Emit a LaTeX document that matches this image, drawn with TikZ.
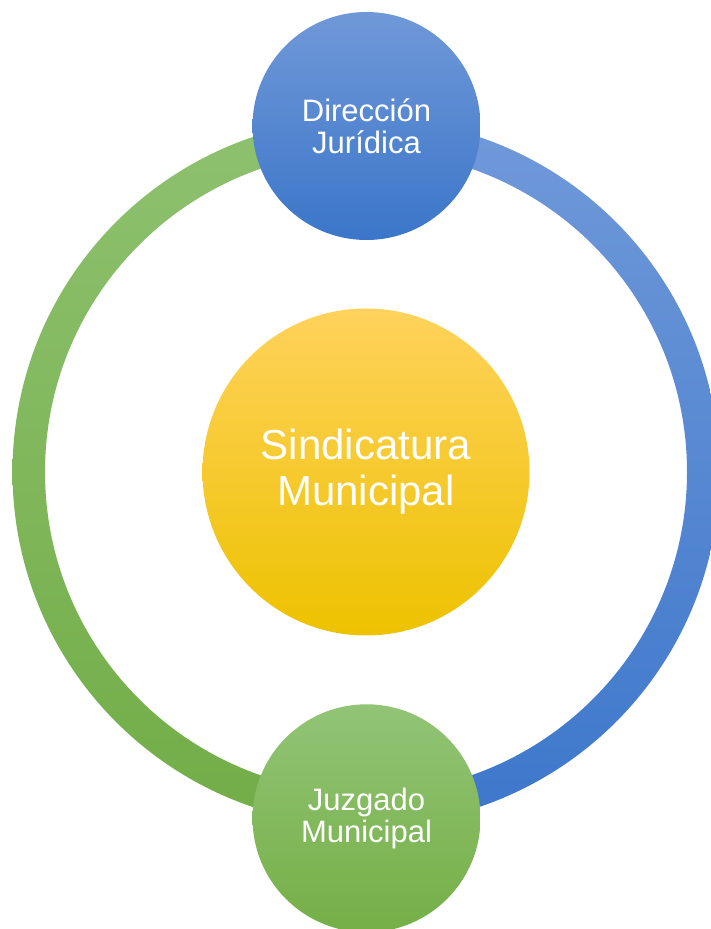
\documentclass[tikz,border=0pt]{standalone}
\usepackage{fontspec}
\setmainfont{Liberation Sans}

\definecolor{ringGreenTop}{HTML}{8EC16F}
\definecolor{ringGreenBot}{HTML}{72AD47}
\definecolor{ringBlueTop}{HTML}{7099D9}
\definecolor{ringBlueBot}{HTML}{3D77CB}
\definecolor{dirTop}{HTML}{7098D8}
\definecolor{dirBot}{HTML}{3B76C9}
\definecolor{juzTop}{HTML}{92C476}
\definecolor{juzBot}{HTML}{75AF46}
\definecolor{sindTop}{HTML}{FFD25C}
\definecolor{sindMid}{HTML}{FFD000}
\definecolor{sindBot}{HTML}{EDC200}

\tikzset{
  bubble/.style={circle, inner sep=0pt, text=white, align=center},
  smalltext/.style={font=\fontsize{31}{32}\selectfont},
}

\begin{document}
\begin{tikzpicture}[x=1pt, y=1pt]
  \useasboundingbox (0, 0) rectangle (710, 929);
  \coordinate (O) at (366, 457);

  % ring, left half green and right half blue
  \shade[top color=ringGreenTop, bottom color=ringGreenBot]
    (O) ++(90:353.5) arc[start angle=90, end angle=270, radius=353.5]
    -- ++(0, 32.5) arc[start angle=270, end angle=90, radius=321] -- cycle;
  \shade[top color=ringBlueTop, bottom color=ringBlueBot]
    (O) ++(90:353.5) arc[start angle=90, end angle=-90, radius=353.5]
    -- ++(0, 32.5) arc[start angle=-90, end angle=90, radius=321] -- cycle;

  \node[bubble, minimum size=327, top color=sindTop, middle color=sindMid,
    bottom color=sindBot, font=\fontsize{42}{46}\selectfont]
    (sind) at (O) {Sindicatura\\Municipal};
  \node[bubble, smalltext, minimum size=228, top color=dirTop, bottom color=dirBot]
    (dir) at (366.5, 803) {Dirección\\Jurídica};
  \node[bubble, smalltext, minimum size=228, top color=juzTop, bottom color=juzBot]
    (juz) at (366.5, 110.7) {Juzgado\\Municipal};
\end{tikzpicture}
\end{document}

════

* **Aim**:
Retype the whole listing, keeping every line identical and omitting all pictures.

* **Written answer**:
Emit a LaTeX document that matches this image, drawn with TikZ.
\documentclass[tikz,border=0pt]{standalone}
\usepackage{fontspec}
\setmainfont{Liberation Sans}

\definecolor{ringGreenTop}{HTML}{8EC16F}
\definecolor{ringGreenBot}{HTML}{72AD47}
\definecolor{ringBlueTop}{HTML}{7099D9}
\definecolor{ringBlueBot}{HTML}{3D77CB}
\definecolor{dirTop}{HTML}{7098D8}
\definecolor{dirBot}{HTML}{3B76C9}
\definecolor{juzTop}{HTML}{92C476}
\definecolor{juzBot}{HTML}{75AF46}
\definecolor{sindTop}{HTML}{FFD25C}
\definecolor{sindMid}{HTML}{FFD000}
\definecolor{sindBot}{HTML}{EDC200}

\tikzset{
  bubble/.style={circle, inner sep=0pt, text=white, align=center},
  smalltext/.style={font=\fontsize{31}{32}\selectfont},
}

\begin{document}
\begin{tikzpicture}[x=1pt, y=1pt]
  \useasboundingbox (0, 0) rectangle (710, 929);
  \coordinate (O) at (366, 457);

  % ring, left half green and right half blue
  \shade[top color=ringGreenTop, bottom color=ringGreenBot]
    (O) ++(90:353.5) arc[start angle=90, end angle=270, radius=353.5]
    -- ++(0, 32.5) arc[start angle=270, end angle=90, radius=321] -- cycle;
  \shade[top color=ringBlueTop, bottom color=ringBlueBot]
    (O) ++(90:353.5) arc[start angle=90, end angle=-90, radius=353.5]
    -- ++(0, 32.5) arc[start angle=-90, end angle=90, radius=321] -- cycle;

  \node[bubble, minimum size=327, top color=sindTop, middle color=sindMid,
    bottom color=sindBot, font=\fontsize{42}{46}\selectfont]
    (sind) at (O) {Sindicatura\\Municipal};
  \node[bubble, smalltext, minimum size=228, top color=dirTop, bottom color=dirBot]
    (dir) at (366.5, 803) {Dirección\\Jurídica};
  \node[bubble, smalltext, minimum size=228, top color=juzTop, bottom color=juzBot]
    (juz) at (366.5, 110.7) {Juzgado\\Municipal};
\end{tikzpicture}
\end{document}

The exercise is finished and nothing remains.